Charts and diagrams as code
--- START ---
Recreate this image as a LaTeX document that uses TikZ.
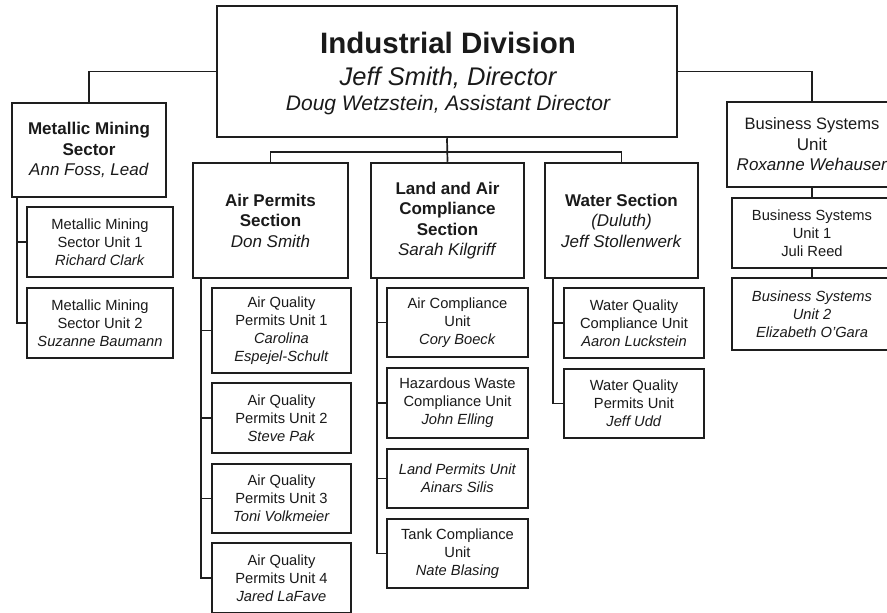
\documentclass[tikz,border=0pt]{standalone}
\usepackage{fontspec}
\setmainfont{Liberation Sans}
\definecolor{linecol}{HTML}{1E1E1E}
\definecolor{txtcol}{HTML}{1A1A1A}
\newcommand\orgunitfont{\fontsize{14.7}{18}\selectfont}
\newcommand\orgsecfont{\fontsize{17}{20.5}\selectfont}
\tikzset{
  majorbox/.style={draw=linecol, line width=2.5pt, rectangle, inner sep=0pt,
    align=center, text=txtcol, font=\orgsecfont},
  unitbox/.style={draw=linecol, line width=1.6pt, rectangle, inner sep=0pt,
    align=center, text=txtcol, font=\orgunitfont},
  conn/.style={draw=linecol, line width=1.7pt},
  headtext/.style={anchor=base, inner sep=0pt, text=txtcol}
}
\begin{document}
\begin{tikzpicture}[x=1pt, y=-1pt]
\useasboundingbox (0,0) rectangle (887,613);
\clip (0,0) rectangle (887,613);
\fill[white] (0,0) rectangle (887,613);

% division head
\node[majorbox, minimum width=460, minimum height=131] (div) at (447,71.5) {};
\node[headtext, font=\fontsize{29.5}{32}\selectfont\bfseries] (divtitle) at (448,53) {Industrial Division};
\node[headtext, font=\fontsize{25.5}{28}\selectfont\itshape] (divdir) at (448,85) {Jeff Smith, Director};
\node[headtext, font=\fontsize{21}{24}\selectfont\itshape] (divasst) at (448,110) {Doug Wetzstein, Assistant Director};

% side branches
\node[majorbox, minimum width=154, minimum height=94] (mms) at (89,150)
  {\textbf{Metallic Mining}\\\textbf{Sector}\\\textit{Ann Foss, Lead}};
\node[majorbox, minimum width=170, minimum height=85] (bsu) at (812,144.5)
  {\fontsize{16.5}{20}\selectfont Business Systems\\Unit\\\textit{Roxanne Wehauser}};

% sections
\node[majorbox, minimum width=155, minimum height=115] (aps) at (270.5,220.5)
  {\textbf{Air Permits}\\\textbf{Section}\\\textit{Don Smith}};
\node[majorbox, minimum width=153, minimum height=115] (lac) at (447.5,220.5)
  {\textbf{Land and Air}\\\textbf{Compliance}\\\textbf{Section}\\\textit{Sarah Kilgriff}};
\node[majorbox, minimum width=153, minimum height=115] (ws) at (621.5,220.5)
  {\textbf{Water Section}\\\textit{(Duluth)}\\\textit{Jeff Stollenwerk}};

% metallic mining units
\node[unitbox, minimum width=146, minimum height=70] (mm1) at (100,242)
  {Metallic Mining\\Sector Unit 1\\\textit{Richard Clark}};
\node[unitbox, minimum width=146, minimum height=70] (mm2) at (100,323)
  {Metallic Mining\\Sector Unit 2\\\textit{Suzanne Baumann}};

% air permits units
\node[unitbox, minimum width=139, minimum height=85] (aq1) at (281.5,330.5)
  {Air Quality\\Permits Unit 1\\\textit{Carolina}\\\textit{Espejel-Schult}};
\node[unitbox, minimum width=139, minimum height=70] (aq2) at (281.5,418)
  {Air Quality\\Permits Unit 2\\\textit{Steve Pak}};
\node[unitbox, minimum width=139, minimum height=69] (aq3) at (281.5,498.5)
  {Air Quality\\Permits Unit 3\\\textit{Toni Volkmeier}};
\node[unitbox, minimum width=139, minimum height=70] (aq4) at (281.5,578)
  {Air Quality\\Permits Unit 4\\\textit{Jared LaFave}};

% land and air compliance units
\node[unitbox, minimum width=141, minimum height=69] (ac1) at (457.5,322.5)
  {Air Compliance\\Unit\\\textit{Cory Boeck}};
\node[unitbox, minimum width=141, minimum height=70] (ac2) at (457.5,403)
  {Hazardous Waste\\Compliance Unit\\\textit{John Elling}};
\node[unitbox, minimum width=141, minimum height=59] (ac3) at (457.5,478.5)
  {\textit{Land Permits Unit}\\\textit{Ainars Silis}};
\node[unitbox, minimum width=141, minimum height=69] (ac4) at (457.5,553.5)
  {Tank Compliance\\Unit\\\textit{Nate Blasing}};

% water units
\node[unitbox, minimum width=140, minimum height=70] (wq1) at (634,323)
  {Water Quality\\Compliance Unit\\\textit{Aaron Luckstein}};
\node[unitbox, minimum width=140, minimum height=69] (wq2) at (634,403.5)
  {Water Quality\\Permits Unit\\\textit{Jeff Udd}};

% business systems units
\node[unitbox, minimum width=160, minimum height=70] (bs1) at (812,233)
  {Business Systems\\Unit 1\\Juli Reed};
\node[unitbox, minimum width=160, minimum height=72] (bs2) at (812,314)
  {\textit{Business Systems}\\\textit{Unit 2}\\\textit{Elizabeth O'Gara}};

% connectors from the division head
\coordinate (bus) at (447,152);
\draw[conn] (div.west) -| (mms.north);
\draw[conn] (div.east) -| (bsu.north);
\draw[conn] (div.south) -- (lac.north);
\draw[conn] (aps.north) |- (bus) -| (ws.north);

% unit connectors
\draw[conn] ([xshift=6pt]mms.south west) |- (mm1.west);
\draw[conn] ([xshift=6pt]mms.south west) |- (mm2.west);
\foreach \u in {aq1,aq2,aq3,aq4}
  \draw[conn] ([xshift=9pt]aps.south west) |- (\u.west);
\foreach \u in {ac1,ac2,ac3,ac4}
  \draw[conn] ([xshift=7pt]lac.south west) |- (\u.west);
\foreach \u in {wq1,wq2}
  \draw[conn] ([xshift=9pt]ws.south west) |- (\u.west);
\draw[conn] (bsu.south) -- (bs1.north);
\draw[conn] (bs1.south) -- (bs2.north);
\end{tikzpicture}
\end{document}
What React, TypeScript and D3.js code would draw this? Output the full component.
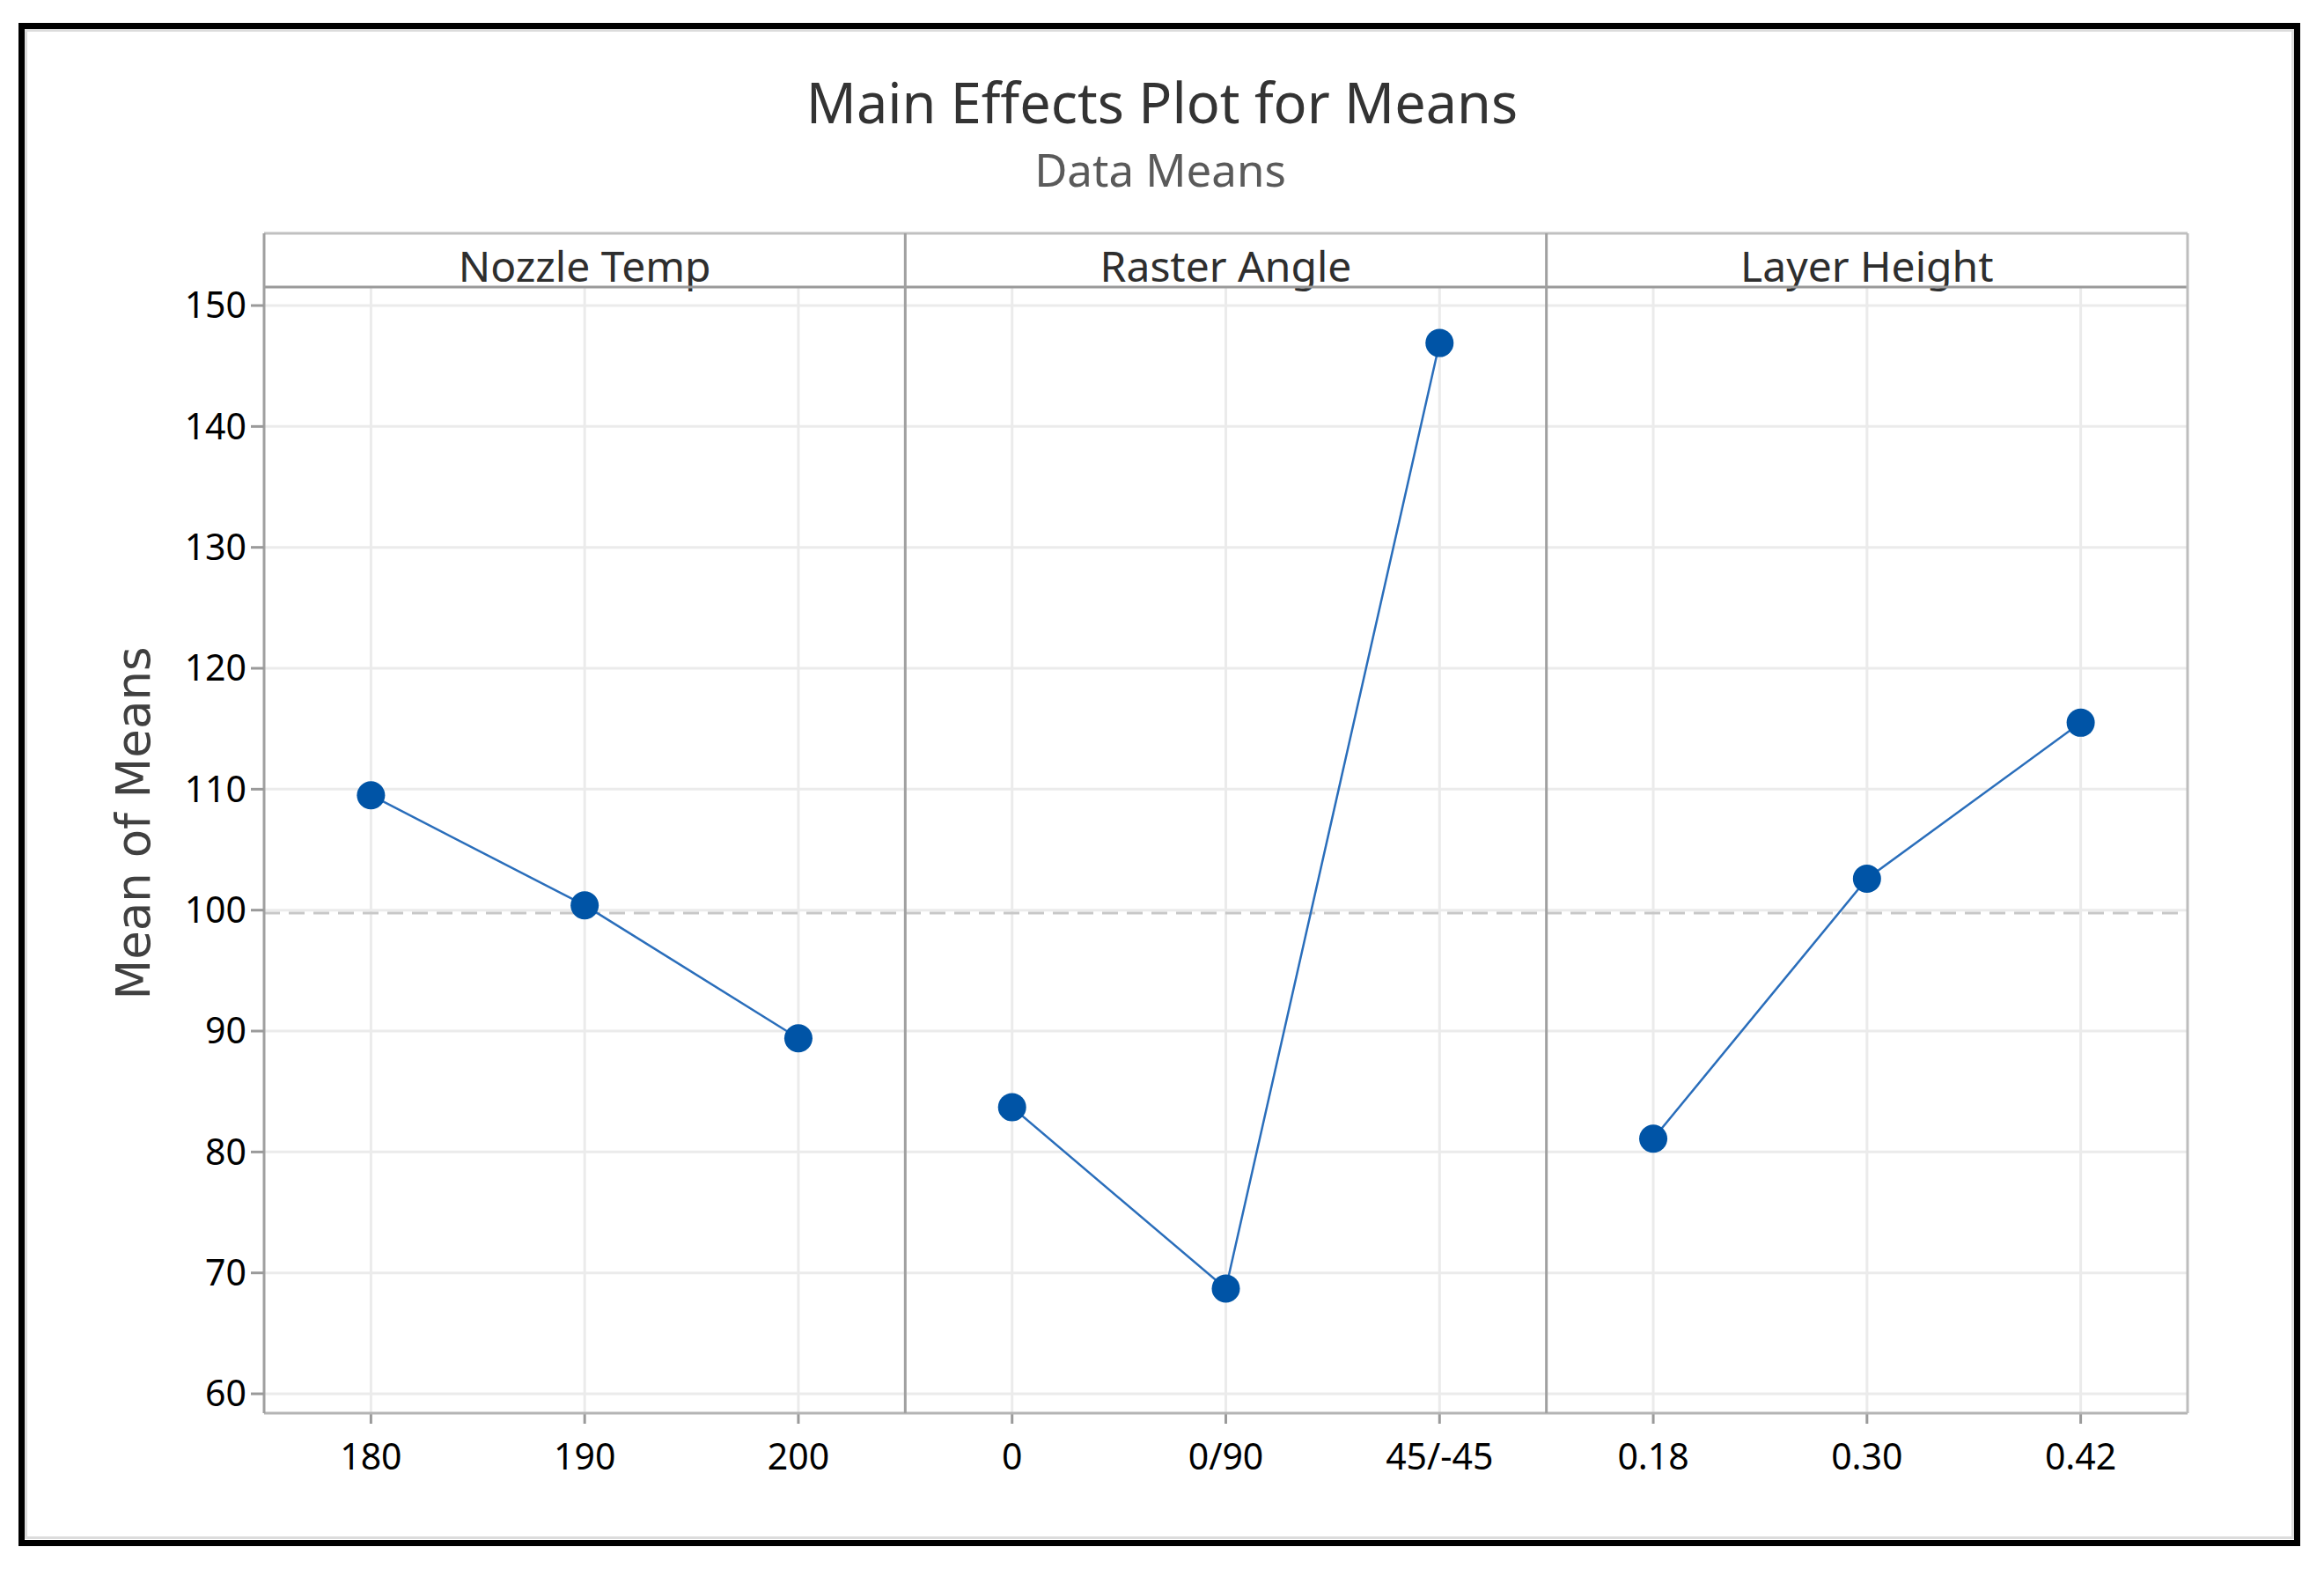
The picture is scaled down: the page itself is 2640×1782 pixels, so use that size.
--- END ---
WHAT YOU NEED TO DO — Copy every line that includes the string "this" from the material above.

SOLUTION TO THE EXERCISE —
Recreate this image as a LaTeX document that uses TikZ.
What React, TypeScript and D3.js code would draw this? Output the full component.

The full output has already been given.